* _AIM OF THE TASK_
The lines from the top of the material through the line with "0.11, 0.03, 0];" are to be set down exactly. Leave the pictures out.

* _GIVEN MATERIAL_

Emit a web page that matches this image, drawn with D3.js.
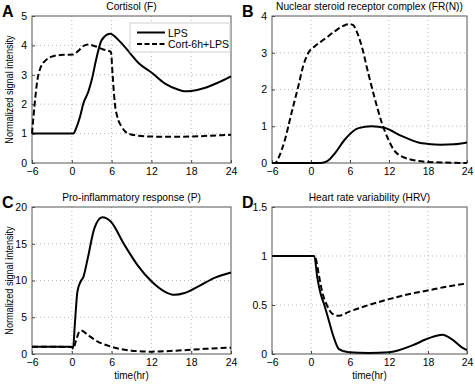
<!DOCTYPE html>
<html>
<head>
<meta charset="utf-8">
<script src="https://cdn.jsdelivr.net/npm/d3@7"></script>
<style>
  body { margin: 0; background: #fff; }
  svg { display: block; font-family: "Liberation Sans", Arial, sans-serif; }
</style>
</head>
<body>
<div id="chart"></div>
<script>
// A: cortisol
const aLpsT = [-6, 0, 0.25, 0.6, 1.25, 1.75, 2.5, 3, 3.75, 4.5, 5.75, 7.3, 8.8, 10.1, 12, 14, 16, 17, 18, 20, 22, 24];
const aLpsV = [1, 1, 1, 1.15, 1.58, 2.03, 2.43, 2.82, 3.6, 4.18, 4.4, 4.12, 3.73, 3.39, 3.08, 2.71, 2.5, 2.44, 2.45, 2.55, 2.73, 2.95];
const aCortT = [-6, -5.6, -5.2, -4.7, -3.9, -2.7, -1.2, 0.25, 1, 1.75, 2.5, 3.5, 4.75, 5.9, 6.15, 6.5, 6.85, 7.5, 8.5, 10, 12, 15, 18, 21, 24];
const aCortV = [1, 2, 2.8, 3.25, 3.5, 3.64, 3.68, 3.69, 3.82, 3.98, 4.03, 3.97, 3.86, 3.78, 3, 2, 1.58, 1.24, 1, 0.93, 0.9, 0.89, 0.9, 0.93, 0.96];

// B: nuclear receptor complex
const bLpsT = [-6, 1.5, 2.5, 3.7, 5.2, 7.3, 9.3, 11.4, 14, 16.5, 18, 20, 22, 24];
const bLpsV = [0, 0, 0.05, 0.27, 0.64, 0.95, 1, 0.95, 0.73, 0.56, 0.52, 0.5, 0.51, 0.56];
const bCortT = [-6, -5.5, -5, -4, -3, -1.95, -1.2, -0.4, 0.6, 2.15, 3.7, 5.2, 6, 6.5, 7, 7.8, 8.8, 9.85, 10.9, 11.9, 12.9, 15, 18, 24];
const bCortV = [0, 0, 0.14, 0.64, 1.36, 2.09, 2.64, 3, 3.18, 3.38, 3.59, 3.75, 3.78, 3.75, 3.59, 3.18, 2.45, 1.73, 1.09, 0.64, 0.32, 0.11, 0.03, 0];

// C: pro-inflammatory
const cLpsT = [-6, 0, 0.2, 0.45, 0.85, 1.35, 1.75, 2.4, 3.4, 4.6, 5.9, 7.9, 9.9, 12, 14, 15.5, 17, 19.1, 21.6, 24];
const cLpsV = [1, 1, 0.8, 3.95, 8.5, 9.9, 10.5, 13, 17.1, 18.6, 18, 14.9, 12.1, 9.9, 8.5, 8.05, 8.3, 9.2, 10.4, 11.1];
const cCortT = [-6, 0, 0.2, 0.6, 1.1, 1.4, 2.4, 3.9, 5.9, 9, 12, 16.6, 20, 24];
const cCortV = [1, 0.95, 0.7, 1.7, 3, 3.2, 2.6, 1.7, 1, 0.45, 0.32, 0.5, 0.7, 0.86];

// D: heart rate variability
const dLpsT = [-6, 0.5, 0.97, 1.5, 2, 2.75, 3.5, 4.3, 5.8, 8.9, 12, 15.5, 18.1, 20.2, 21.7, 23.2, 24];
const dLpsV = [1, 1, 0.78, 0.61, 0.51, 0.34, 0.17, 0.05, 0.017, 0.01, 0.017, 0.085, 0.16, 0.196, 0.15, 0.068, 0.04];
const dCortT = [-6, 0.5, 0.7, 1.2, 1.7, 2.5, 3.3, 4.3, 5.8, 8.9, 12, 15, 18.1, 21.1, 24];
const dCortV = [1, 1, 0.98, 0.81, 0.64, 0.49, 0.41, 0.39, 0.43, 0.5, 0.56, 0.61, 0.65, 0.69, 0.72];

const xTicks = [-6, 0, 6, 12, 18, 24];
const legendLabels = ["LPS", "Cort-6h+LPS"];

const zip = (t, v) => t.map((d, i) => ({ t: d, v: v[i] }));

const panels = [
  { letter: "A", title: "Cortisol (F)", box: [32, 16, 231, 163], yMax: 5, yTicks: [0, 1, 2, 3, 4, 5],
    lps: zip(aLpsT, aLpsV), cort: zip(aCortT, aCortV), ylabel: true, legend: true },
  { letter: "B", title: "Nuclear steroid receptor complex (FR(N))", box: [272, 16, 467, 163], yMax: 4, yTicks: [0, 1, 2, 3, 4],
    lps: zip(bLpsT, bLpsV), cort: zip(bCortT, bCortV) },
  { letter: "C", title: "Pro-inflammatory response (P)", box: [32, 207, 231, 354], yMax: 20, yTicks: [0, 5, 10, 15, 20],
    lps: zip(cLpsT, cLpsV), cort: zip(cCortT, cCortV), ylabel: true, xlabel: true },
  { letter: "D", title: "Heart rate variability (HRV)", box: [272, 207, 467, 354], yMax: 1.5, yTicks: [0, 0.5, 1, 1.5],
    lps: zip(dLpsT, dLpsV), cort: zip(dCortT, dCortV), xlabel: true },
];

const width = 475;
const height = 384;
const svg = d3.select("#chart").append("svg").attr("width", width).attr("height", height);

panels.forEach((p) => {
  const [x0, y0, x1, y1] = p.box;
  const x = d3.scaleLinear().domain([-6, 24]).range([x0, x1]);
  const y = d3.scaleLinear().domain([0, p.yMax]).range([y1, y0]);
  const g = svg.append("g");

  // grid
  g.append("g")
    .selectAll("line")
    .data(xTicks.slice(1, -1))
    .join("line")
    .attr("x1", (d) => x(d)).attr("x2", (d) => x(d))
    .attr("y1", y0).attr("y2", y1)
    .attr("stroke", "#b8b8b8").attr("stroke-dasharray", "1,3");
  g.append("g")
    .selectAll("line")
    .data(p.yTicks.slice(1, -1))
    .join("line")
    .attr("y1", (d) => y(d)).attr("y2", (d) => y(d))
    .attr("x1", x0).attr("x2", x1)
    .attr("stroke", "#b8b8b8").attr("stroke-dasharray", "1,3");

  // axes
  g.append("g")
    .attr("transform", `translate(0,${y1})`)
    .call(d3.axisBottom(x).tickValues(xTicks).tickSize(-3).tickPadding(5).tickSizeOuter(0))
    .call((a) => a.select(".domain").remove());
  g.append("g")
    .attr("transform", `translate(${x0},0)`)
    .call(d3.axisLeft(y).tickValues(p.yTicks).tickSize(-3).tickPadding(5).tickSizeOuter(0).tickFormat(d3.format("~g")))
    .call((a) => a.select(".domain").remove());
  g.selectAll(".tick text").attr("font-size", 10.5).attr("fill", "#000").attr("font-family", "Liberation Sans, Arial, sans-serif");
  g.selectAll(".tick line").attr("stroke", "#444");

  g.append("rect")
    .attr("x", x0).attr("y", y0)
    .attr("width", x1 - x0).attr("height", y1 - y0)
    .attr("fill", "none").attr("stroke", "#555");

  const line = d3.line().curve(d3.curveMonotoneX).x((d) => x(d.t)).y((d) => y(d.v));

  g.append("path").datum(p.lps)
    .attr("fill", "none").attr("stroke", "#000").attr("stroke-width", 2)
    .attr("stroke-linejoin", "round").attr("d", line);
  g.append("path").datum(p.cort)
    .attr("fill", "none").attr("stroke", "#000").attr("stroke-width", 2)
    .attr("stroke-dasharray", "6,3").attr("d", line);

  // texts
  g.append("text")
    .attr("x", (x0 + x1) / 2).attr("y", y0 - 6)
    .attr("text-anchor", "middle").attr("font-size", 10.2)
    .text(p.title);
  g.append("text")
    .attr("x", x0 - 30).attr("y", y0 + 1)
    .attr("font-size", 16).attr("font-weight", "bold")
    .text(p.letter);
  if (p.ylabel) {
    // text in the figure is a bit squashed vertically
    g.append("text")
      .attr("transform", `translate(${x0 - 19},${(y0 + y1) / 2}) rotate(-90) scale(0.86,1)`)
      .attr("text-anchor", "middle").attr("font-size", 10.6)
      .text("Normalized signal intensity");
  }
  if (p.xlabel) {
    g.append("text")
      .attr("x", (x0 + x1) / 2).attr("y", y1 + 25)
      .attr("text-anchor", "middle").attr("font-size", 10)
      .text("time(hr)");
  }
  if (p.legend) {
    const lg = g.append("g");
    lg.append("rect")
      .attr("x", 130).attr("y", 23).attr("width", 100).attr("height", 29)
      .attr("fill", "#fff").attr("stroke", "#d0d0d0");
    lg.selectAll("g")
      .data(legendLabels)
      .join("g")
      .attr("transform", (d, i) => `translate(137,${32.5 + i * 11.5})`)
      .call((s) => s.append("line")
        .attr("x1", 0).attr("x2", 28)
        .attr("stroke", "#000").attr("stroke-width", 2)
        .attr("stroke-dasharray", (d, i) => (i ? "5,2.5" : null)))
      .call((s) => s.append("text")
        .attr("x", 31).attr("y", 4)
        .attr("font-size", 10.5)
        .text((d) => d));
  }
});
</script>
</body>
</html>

* _FULL OUTPUT_
Emit a web page that matches this image, drawn with D3.js.
<!DOCTYPE html>
<html>
<head>
<meta charset="utf-8">
<script src="https://cdn.jsdelivr.net/npm/d3@7"></script>
<style>
  body { margin: 0; background: #fff; }
  svg { display: block; font-family: "Liberation Sans", Arial, sans-serif; }
</style>
</head>
<body>
<div id="chart"></div>
<script>
// A: cortisol
const aLpsT = [-6, 0, 0.25, 0.6, 1.25, 1.75, 2.5, 3, 3.75, 4.5, 5.75, 7.3, 8.8, 10.1, 12, 14, 16, 17, 18, 20, 22, 24];
const aLpsV = [1, 1, 1, 1.15, 1.58, 2.03, 2.43, 2.82, 3.6, 4.18, 4.4, 4.12, 3.73, 3.39, 3.08, 2.71, 2.5, 2.44, 2.45, 2.55, 2.73, 2.95];
const aCortT = [-6, -5.6, -5.2, -4.7, -3.9, -2.7, -1.2, 0.25, 1, 1.75, 2.5, 3.5, 4.75, 5.9, 6.15, 6.5, 6.85, 7.5, 8.5, 10, 12, 15, 18, 21, 24];
const aCortV = [1, 2, 2.8, 3.25, 3.5, 3.64, 3.68, 3.69, 3.82, 3.98, 4.03, 3.97, 3.86, 3.78, 3, 2, 1.58, 1.24, 1, 0.93, 0.9, 0.89, 0.9, 0.93, 0.96];

// B: nuclear receptor complex
const bLpsT = [-6, 1.5, 2.5, 3.7, 5.2, 7.3, 9.3, 11.4, 14, 16.5, 18, 20, 22, 24];
const bLpsV = [0, 0, 0.05, 0.27, 0.64, 0.95, 1, 0.95, 0.73, 0.56, 0.52, 0.5, 0.51, 0.56];
const bCortT = [-6, -5.5, -5, -4, -3, -1.95, -1.2, -0.4, 0.6, 2.15, 3.7, 5.2, 6, 6.5, 7, 7.8, 8.8, 9.85, 10.9, 11.9, 12.9, 15, 18, 24];
const bCortV = [0, 0, 0.14, 0.64, 1.36, 2.09, 2.64, 3, 3.18, 3.38, 3.59, 3.75, 3.78, 3.75, 3.59, 3.18, 2.45, 1.73, 1.09, 0.64, 0.32, 0.11, 0.03, 0];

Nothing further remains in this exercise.